While the initial concept’s introduction may be a little heavy-handed, humour and philosophy more than sustain momentum. The sense of having grown up in a small world, and lacking courage or imagination to see beyond it geographically or ideologically, is particularly well played. So is our culture’s embarrassed prejudice when sensing better ecological or moral choices in others.
A victim of its own stylistic success, Peter’s reserve and embarrassment can distance Pippa, Connie, friends and enemies, but that’s consistent with his voice. A likeable but spineless hero is a gamble, but the right choice when here but for the grace of circumstances go us all: Peter is the embarrassment and awkwardness of the well-off and well-intentioned, allowing evil to flourish, recognising their part very late. The rekindling of his friendship with Connie is a satisfying exploration of the importance of doing what you can, how incremental change both of self-awareness and social action really can add up.
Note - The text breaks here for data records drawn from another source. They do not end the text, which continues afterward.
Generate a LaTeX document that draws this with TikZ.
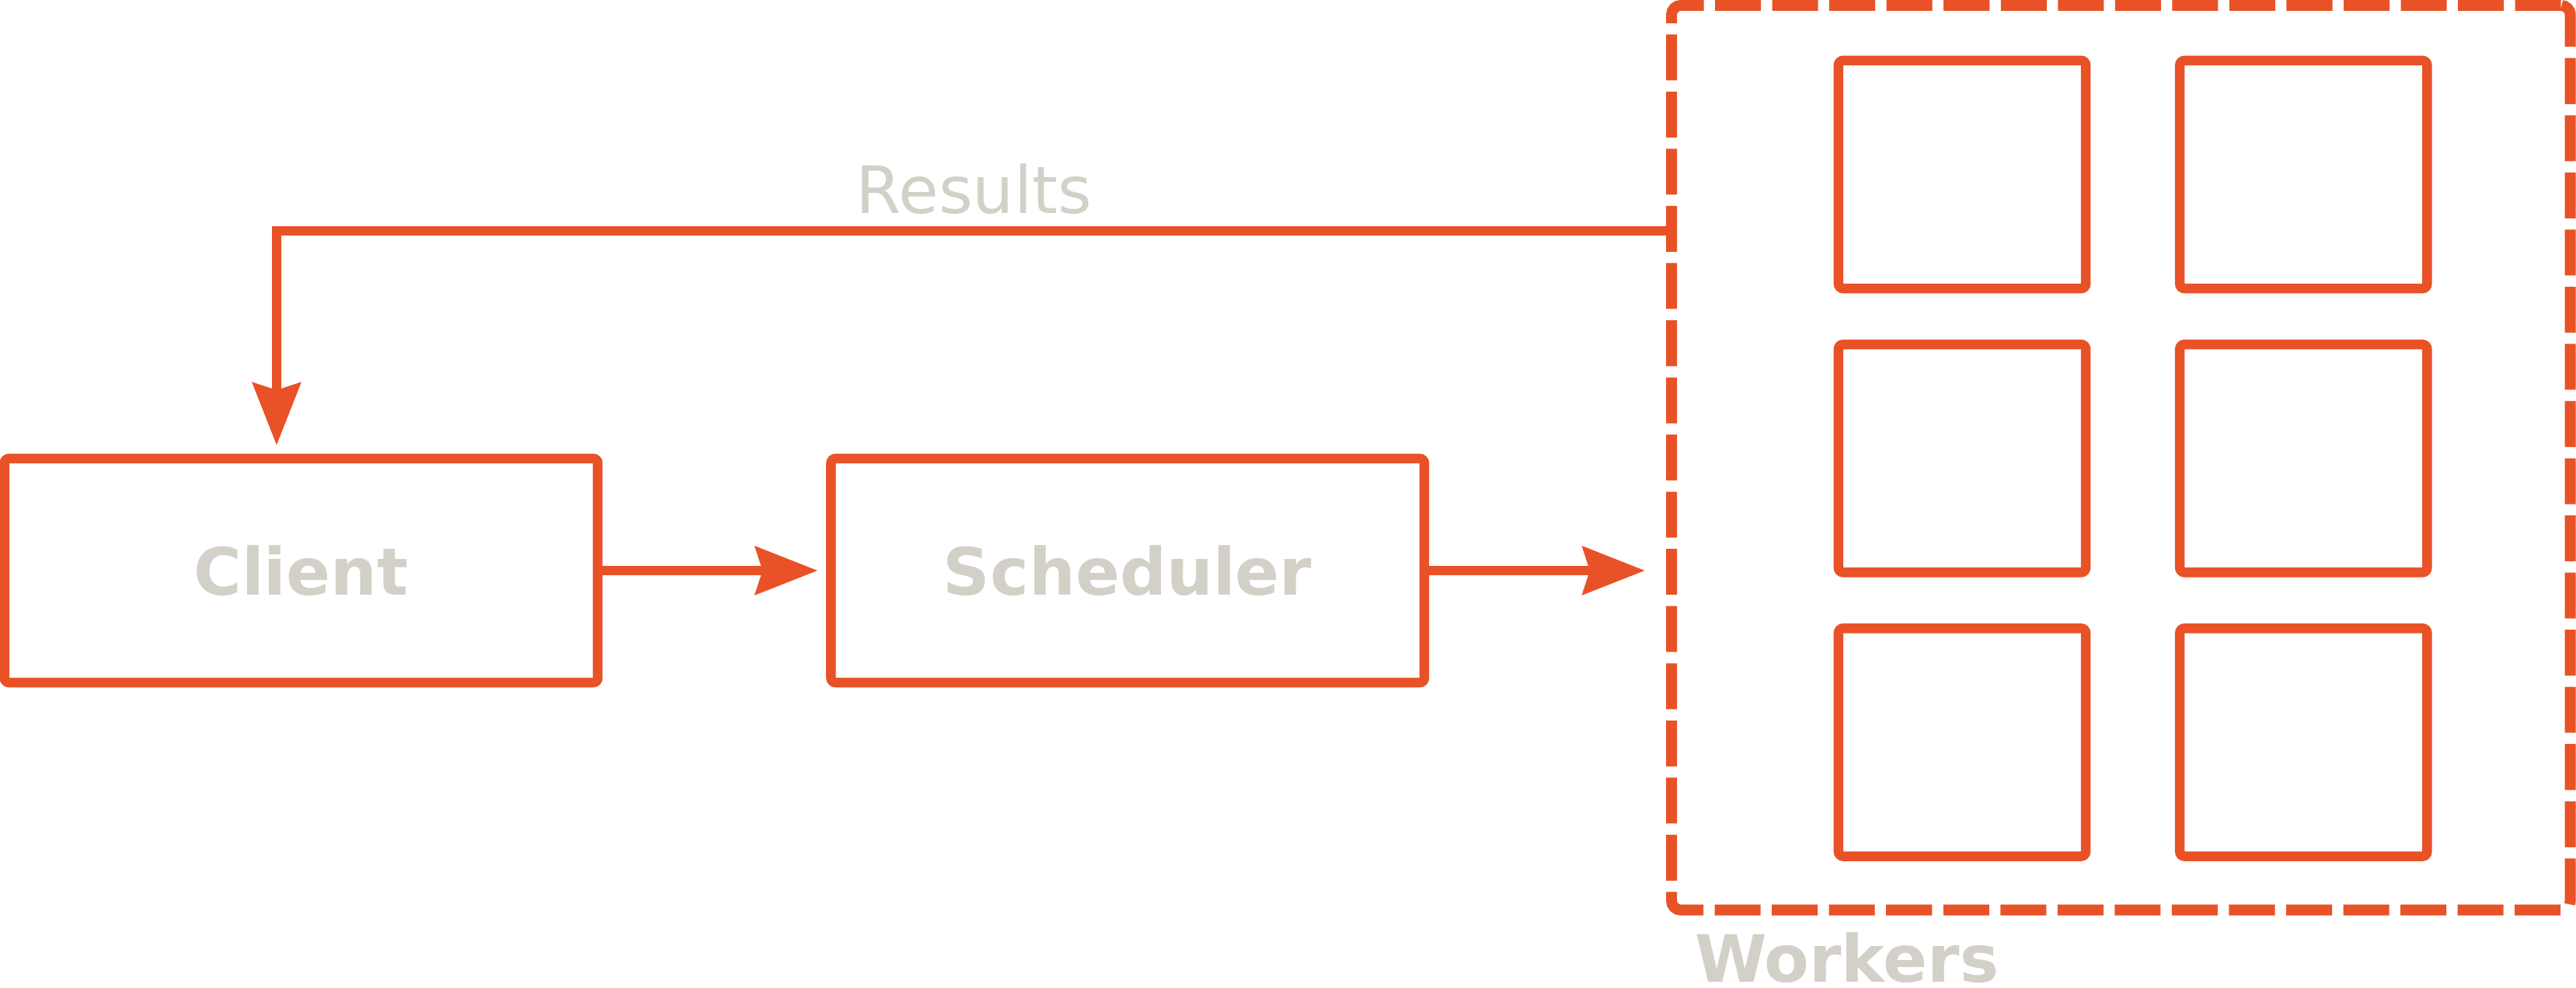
\documentclass[tikz,border=0pt]{standalone}
\usepackage{fontspec}
\setmainfont{DejaVu Sans}
\usetikzlibrary{arrows.meta, positioning}
\definecolor{boxorange}{HTML}{E85226}
\definecolor{labelgray}{HTML}{D3D0C8}

\begin{document}
\begin{tikzpicture}[
    x=0.01cm, y=-0.01cm,
    every node/.style={outer sep=0pt},
    stage/.style={
        draw=boxorange,
        line width=0.125cm,
        rounded corners=0.06cm,
        minimum width=7.63cm,
        minimum height=2.88cm,
        text=labelgray,
        font=\bfseries\fontsize{23.9}{28}\selectfont},
    worker/.style={
        draw=boxorange,
        line width=0.125cm,
        rounded corners=0.06cm,
        minimum width=3.18cm,
        minimum height=2.93cm},
    pool/.style={
        draw=boxorange,
        line width=0.14cm,
        dash pattern=on 0.59cm off 0.145cm,
        rounded corners=0.12cm,
        minimum width=11.56cm,
        minimum height=11.63cm},
    caption/.style={
        text=labelgray,
        inner sep=0pt,
        font=\fontsize{23.9}{28}\selectfont},
    link/.style={
        draw=boxorange,
        line width=0.125cm,
        -{Stealth[length=0.8cm, width=0.61cm, inset=0.09cm]}}]
    \useasboundingbox (0,0) rectangle (3315,1271);

    \node[stage] (client) at (387.5,734) {Client};
    \node[stage, right=3cm of client] (scheduler) {Scheduler};

    % pool of workers
    \node[pool, anchor=north west] (workers) at (2151,7) {};
    \node[worker] (w11) at (2525,224.5) {};
    \node[worker, right=1.21cm of w11] (w12) {};
    \node[worker, below=0.72cm of w11] (w21) {};
    \node[worker, right=1.21cm of w21] (w22) {};
    \node[worker, below=0.72cm of w21] (w31) {};
    \node[worker, right=1.21cm of w31] (w32) {};
    \node[caption, font=\bfseries\fontsize{23.9}{28}\selectfont, anchor=base west]
        (workerslabel) at ([xshift=0.3cm, yshift=-0.93cm]workers.south west) {Workers};

    \draw[link, shorten >=0.17cm] (client) -- (scheduler);
    \draw[link, shorten >=0.34cm] (scheduler.east) -- (scheduler.east -| workers.west);

    \coordinate (resfrom) at ([yshift=-2.9cm]workers.north west);
    \draw[link] (resfrom) -| ([xshift=-0.315cm, yshift=0.17cm]client.north)
        node[caption, pos=0.25, above=0.21cm] (results) {Results};
\end{tikzpicture}
\end{document}
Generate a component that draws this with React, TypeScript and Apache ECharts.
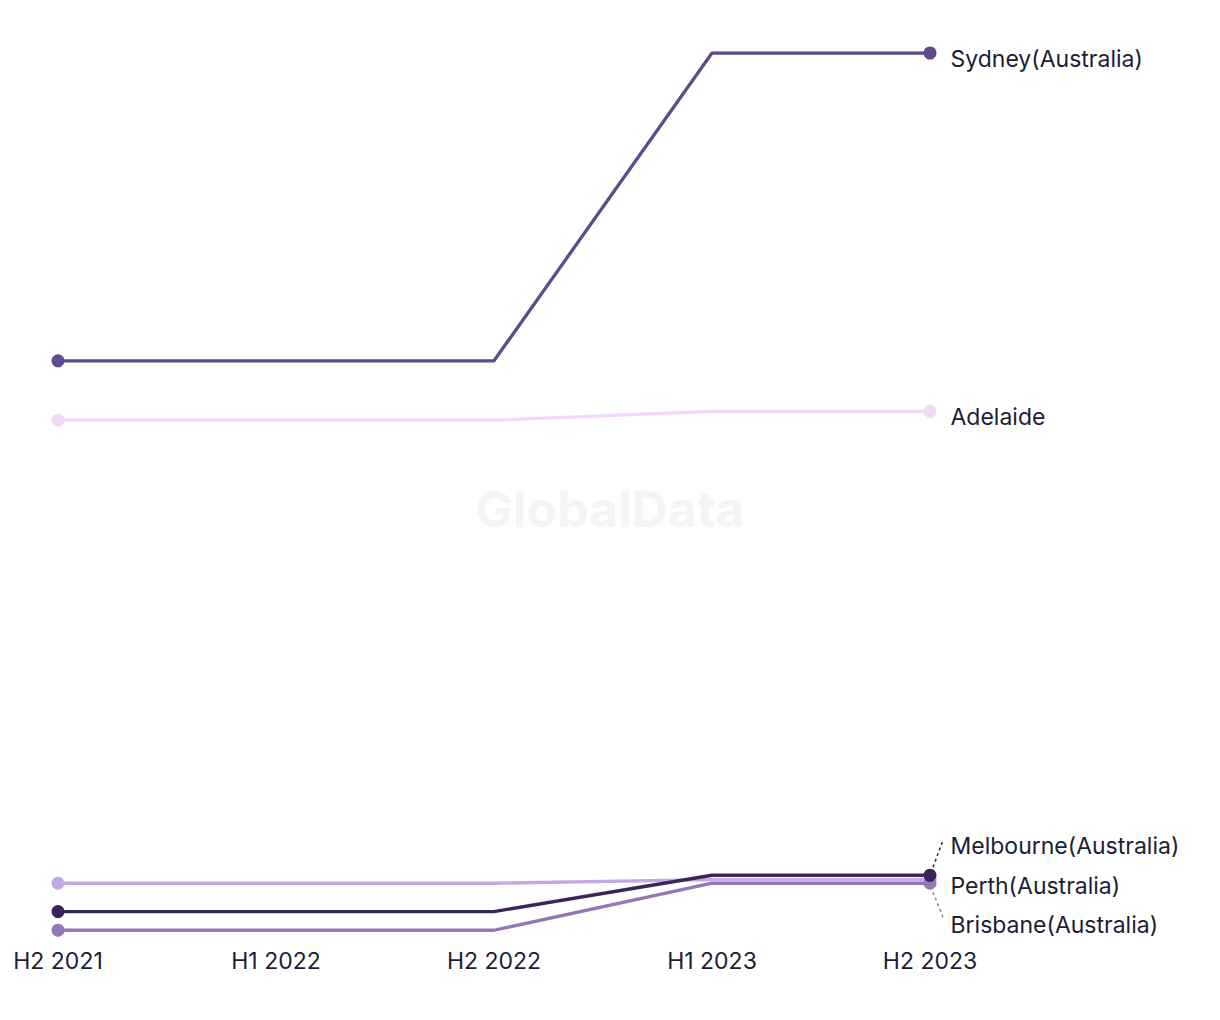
import React, { useEffect, useRef } from "react";
import * as echarts from "echarts";

const categories = ["H2 2021", "H1 2022", "H2 2022", "H1 2023", "H2 2023"];
const seriesNames = ["Sydney(Australia)", "Adelaide", "Perth(Australia)", "Brisbane(Australia)", "Melbourne(Australia)"];
const sydney = [65.3, 65.3, 65.3, 100, 100];
const adelaide = [58.6, 58.6, 58.6, 59.6, 59.6];
const perth = [6.4, 6.4, 6.4, 6.8, 6.8];
const brisbane = [1.1, 1.1, 1.1, 6.4, 6.4];
const melbourne = [3.2, 3.2, 3.2, 7.3, 7.3];
const seriesValues = [sydney, adelaide, perth, brisbane, melbourne];
const colors = ["#5f4a8b", "#f2d9fa", "#c4a8e6", "#9378b5", "#3b2457"];
const labelOffsets = [[0, 6], [0, 6], [0, 6], [0, 42], [0, -29]];

const FONT = "Inter";

export default function App() {
  const ref = useRef<HTMLDivElement>(null);
  useEffect(() => {
    document.body.style.margin = "0";
    const chart = echarts.init(ref.current!, null, { renderer: "svg" });
    const series = seriesValues.map((vals, si) => {
      const last = vals.length - 1;
      return {
        name: seriesNames[si],
        type: "line",
        z: 2 + si,
        showAllSymbol: true,
        symbol: "circle",
        symbolSize: (_v: any, p: any) => (p.dataIndex === 0 || p.dataIndex === last ? 13 : 0),
        lineStyle: { width: 3.3, color: colors[si] },
        itemStyle: { color: colors[si] },
        emphasis: { disabled: true },
        data: vals.map((v, i) =>
          i === last
            ? {
                value: v,
                label: {
                  show: true,
                  position: "right",
                  distance: 14,
                  offset: labelOffsets[si],
                  formatter: seriesNames[si],
                  color: "#1d1d35",
                  fontFamily: FONT,
                  fontSize: 23,
                },
              }
            : v
        ),
      };
    });
    chart.setOption({
      animation: false,
      grid: { left: 58, right: 290, top: 53, bottom: 80, containLabel: false },
      xAxis: {
        type: "category",
        data: categories,
        boundaryGap: false,
        axisLine: { show: false },
        axisTick: { show: false },
        splitLine: { show: false },
        axisLabel: { color: "#1d1d35", fontFamily: FONT, fontSize: 23, margin: 9 },
      },
      yAxis: {
        type: "value",
        min: 0,
        max: 100,
        show: false,
        splitLine: { show: false },
      },
      series,
    });
    const mEnd = chart.convertToPixel({ seriesIndex: 4 }, [4, melbourne[4]]) as number[];
    const bEnd = chart.convertToPixel({ seriesIndex: 3 }, [4, brisbane[4]]) as number[];
    chart.setOption({
      graphic: [
        {
          type: "text",
          left: "center",
          top: 484,
          z: 0,
          style: { text: "GlobalData", fill: "#f4f4f4", fontFamily: FONT, fontWeight: "bold", fontSize: 50 },
        },
        {
          type: "line",
          z: 1,
          shape: { x1: mEnd[0] + 3, y1: mEnd[1] - 8, x2: mEnd[0] + 13, y2: mEnd[1] - 35 },
          style: { stroke: colors[4], lineWidth: 1.5, lineDash: [3, 3] },
        },
        {
          type: "line",
          z: 1,
          shape: { x1: bEnd[0] + 3, y1: bEnd[1] + 9, x2: bEnd[0] + 13, y2: bEnd[1] + 34 },
          style: { stroke: colors[3], lineWidth: 1.5, lineDash: [3, 3] },
        },
      ],
    });
    return () => chart.dispose();
  }, []);
  return <div ref={ref} style={{ width: 1220, height: 1020 }} />;
}
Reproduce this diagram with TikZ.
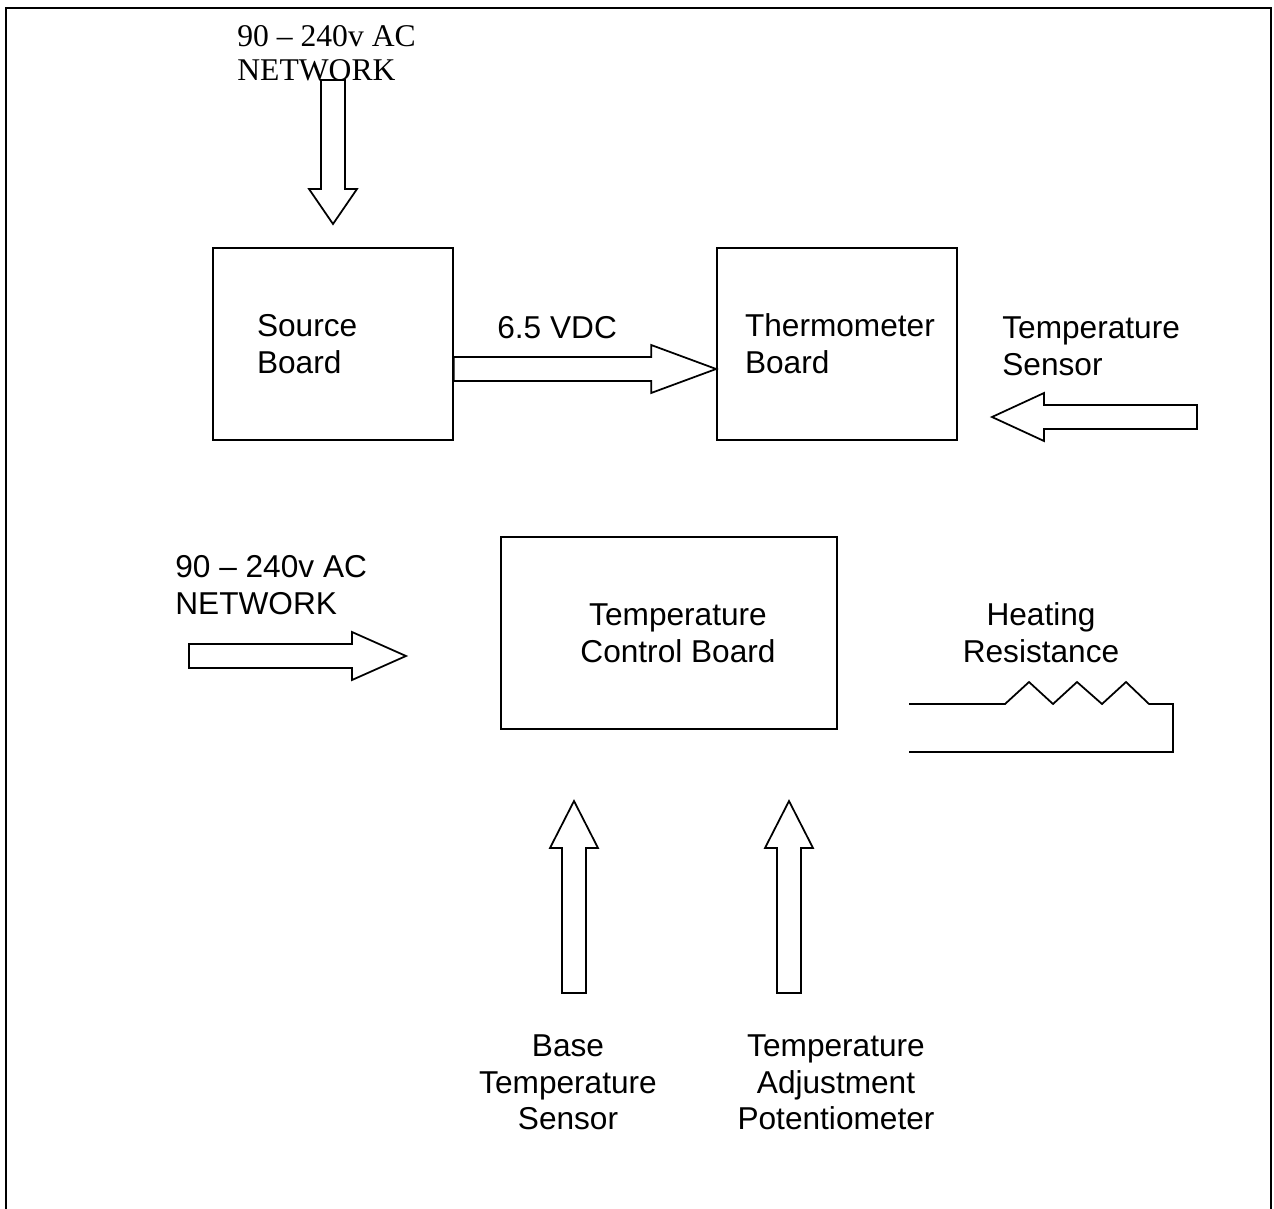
\documentclass[tikz,border=0pt]{standalone}
\usepackage{fontspec}
\setmainfont{Liberation Sans}
\newfontfamily\timesfont{Liberation Serif}
\usetikzlibrary{calc}

\tikzset{
  board/.style={draw, line width=1pt, minimum width=4.8cm, minimum height=3.84cm, font=\fontsize{18}{21}\selectfont},
  lbl/.style={inner sep=0pt, font=\fontsize{18}{21}\selectfont},
  fatline/.style={draw, line width=1pt, fill=white, line join=miter},
  wire/.style={line width=1pt}
}

\newcommand{\fatarrow}[3]{
  \coordinate (h) at ($(#3)!#1!(#2)$);
  \draw[fatline] ($(#2)!0.24cm!90:(#3)$) -- ($(h)!0.24cm!-90:(#2)$) -- ($(h)!0.48cm!-90:(#2)$) -- (#3)
    -- ($(h)!0.48cm!90:(#2)$) -- ($(h)!0.24cm!90:(#2)$) -- ($(#2)!0.24cm!-90:(#3)$) -- cycle;
}

\begin{document}
\begin{tikzpicture}[x=0.02cm, y=-0.02cm]
    \useasboundingbox (0,0) rectangle (1274,1209);
    \draw[line width=1.1pt] (6,1215) -- (6,8) -- (1271,8) -- (1271,1215);

    \node[board, align=left, text width=3.04cm, inner xsep=0.88cm] (source) at (333,344) {Source\\Board};
    \node[board, align=left, text width=3.68cm, inner xsep=0.56cm] (thermo) at (837,344) {Thermometer\\Board};
    \node[board, minimum width=6.72cm, align=center] (control) at (669,633) {\hspace*{0.36cm}Temperature\\\hspace*{0.36cm}Control Board};

    \node[lbl, align=left, anchor=north west, font=\timesfont\fontsize{18}{19.3}\selectfont] (acTop) at (237,25) {90 – 240v AC\\NETWORK};
    \node[lbl, anchor=north west] (vdc) at (497,316) {6.5 VDC};
    \node[lbl, align=left, anchor=north west] (sensor) at (1002,316) {Temperature\\Sensor};
    \node[lbl, align=left, anchor=north west] (acLeft) at (175,555) {90 – 240v AC\\NETWORK};
    \node[lbl, align=center, anchor=north] (heat) at (1041,602) {Heating\\Resistance};
    \node[lbl, align=center, anchor=north] (base) at (568,1034) {Base\\Temperature\\Sensor};
    \node[lbl, align=center, anchor=north] (adjust) at (836,1034) {Temperature\\Adjustment\\Potentiometer};

    \coordinate (acTopTail) at (333,80);
    \coordinate (acTopTip) at (333,224);
    \coordinate (vdcTail) at ([yshift=-0.5cm]source.east);
    \coordinate (vdcTip) at ([yshift=-0.5cm]thermo.west);
    \coordinate (sensorTail) at (1197,417);
    \coordinate (sensorTip) at (992,417);
    \coordinate (acLeftTail) at (189,656);
    \coordinate (acLeftTip) at (406,656);
    \coordinate (baseTail) at (574,993);
    \coordinate (baseTip) at (574,801);
    \coordinate (adjustTail) at (789,993);
    \coordinate (adjustTip) at (789,801);

    \fatarrow{0.7cm}{acTopTail}{acTopTip}
    \fatarrow{1.3cm}{vdcTail}{vdcTip}
    \fatarrow{1.04cm}{sensorTail}{sensorTip}
    \fatarrow{1.08cm}{acLeftTail}{acLeftTip}
    \fatarrow{0.94cm}{baseTail}{baseTip}
    \fatarrow{0.94cm}{adjustTail}{adjustTip}

    \draw[wire] (909,704) -- (1005,704) -- (1029,682) -- (1053,704) -- (1077,682) -- (1102,704)
        -- (1126,682) -- (1149,704) -- (1173,704) -- (1173,752) -- (909,752);
\end{tikzpicture}
\end{document}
Fforde’s exquisite command of how our assumptions about animals have seeped into our language blends with elegant comparisons of how racism does the same. His deftly blended satire, literary fantasy and horror forces Peter, and us, to have the balls to look ourselves in the face, learn about the violence and racism we’re capable of as individuals and species, and note the call of action, whether satirical or natural, to do better.